Weight and tobacco use are two of the variables that are measured for the study.  If someone in the study lost or gained weight, they found that their close friends were 30% more likely to have lost or gained weight.  More interesting than that is that when a friend of a friend lost or gained weight, someone was 10% more likely to have lost or gained. 

The direct friend effecting our behavior is intuitive. It makes sense that someone we see regularly and care about can affect our behavior and result in a weight shift.  But the fact that a person we don't see regularly, if at all, has an influence on us is pretty amazing.  And this wasn't just with weight loss.  Starting and stopping smoking had similar effects from friends and friends of friends. 

This is great news for Chris Rosati and his hope that acts of kindness can spread.  While no research has yet shown that kindness spreads, we've seen multiple behaviors spread through networks so that people we don't even know are effected by our actions.  That means that a random act of kindness can have a multiplying effect as it spreads through your network.  Network science proves the butterfly effect in people's actions! 

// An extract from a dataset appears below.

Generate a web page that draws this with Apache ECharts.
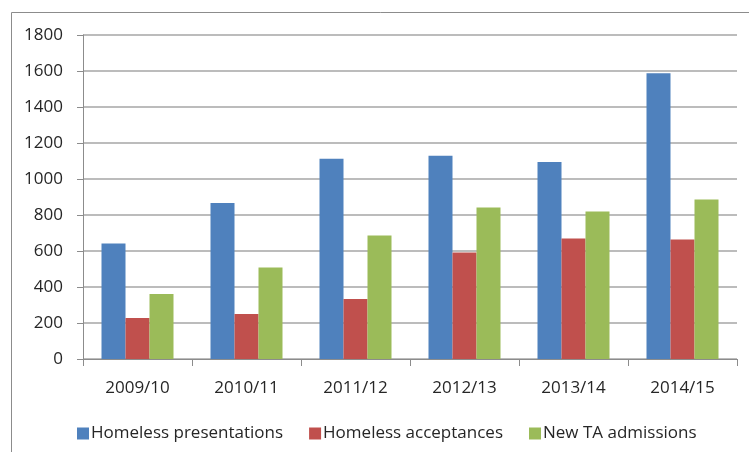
<!DOCTYPE html>
<html>
<head>
<meta charset="utf-8">
<script src="https://cdn.jsdelivr.net/npm/echarts@6/dist/echarts.min.js"></script>
<style>
html, body { margin: 0; padding: 0; background: #fff; }
#chart { width: 749px; height: 452px; }
</style>
</head>
<body>
<div id="chart"></div>
<script>
var years = ['2009/10', '2010/11', '2011/12', '2012/13', '2013/14', '2014/15'];
var presentations = [641, 866, 1112, 1129, 1094, 1587];
var acceptances = [228, 250, 334, 591, 669, 664];
var admissions = [361, 508, 686, 842, 819, 886];
var seriesNames = ['Homeless presentations', 'Homeless acceptances', 'New TA admissions'];

var font = "'Open Sans', 'Noto Sans', sans-serif";
var chart = echarts.init(document.getElementById('chart'));

function barSeries(name, data, color) {
  return {
    name: name,
    type: 'bar',
    data: data,
    barWidth: 24,
    barGap: '0%',
    itemStyle: { color: color },
    emphasis: { disabled: true }
  };
}

chart.setOption({
  animation: false,
  textStyle: { fontFamily: font },
  graphic: [{
    type: 'rect',
    shape: { x: 11.5, y: 12.5, width: 800, height: 500 },
    style: { fill: 'none', stroke: '#8c8c8c', lineWidth: 1 },
    silent: true
  }],
  grid: { left: 83, right: 12, top: 35, bottom: 93 },
  legend: {
    left: 72,
    top: 420,
    itemWidth: 12,
    itemHeight: 12,
    itemGap: 26,
    icon: 'rect',
    textStyle: { fontFamily: font, fontSize: 17, color: '#262626', padding: [0, 0, 0, -3] },
    data: seriesNames
  },
  xAxis: {
    type: 'category',
    data: years,
    axisLine: { lineStyle: { color: '#8c8c8c', width: 1 } },
    axisTick: { show: true, length: 7, lineStyle: { color: '#8c8c8c' } },
    axisLabel: { margin: 21, fontSize: 17, color: '#262626', fontFamily: font }
  },
  yAxis: {
    type: 'value',
    min: 0,
    max: 1800,
    interval: 200,
    axisLine: { show: true, lineStyle: { color: '#8c8c8c', width: 1 } },
    axisTick: { show: true, length: 6, lineStyle: { color: '#8c8c8c' } },
    axisLabel: {
      margin: 20, fontSize: 17, color: '#262626', fontFamily: font,
      formatter: function (v) { return String(v); }
    },
    splitLine: { lineStyle: { color: '#a6a6a6', width: 1.5 } }
  },
  series: [
    barSeries(seriesNames[0], presentations, '#4F81BD'),
    barSeries(seriesNames[1], acceptances, '#C0504D'),
    barSeries(seriesNames[2], admissions, '#9BBB59')
  ]
});
</script>
</body>
</html>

So what can you do with this knowledge?  First, if you haven't yet, go watch the video about Chris Rosati's life mission.  It is powerful.  Second, do something kind for someone.  Big, small, it doesn’t matter.  An act of kindness will then ripple through your network.

Finally, a key point to realize: as much as your network affects you, you affect your network.  This is the core concept behind "The Networked Leader": leaders makes choices to shape their network.  Not just what connections they have, but the quality of the climate in the network.   When you are kind, your network becomes more kind.  When you are supportive, your network becomes more supportive. While it may sound new-agey, network science shows that you do receive back from your network the behaviors you put out into it.

So create the network climate you want.  Want help?  Be helpful.  Want coaching?  Help someone learn.  Like Chris Rosati spreading kindness, spread what you want to see, and it will eventually permeate your network.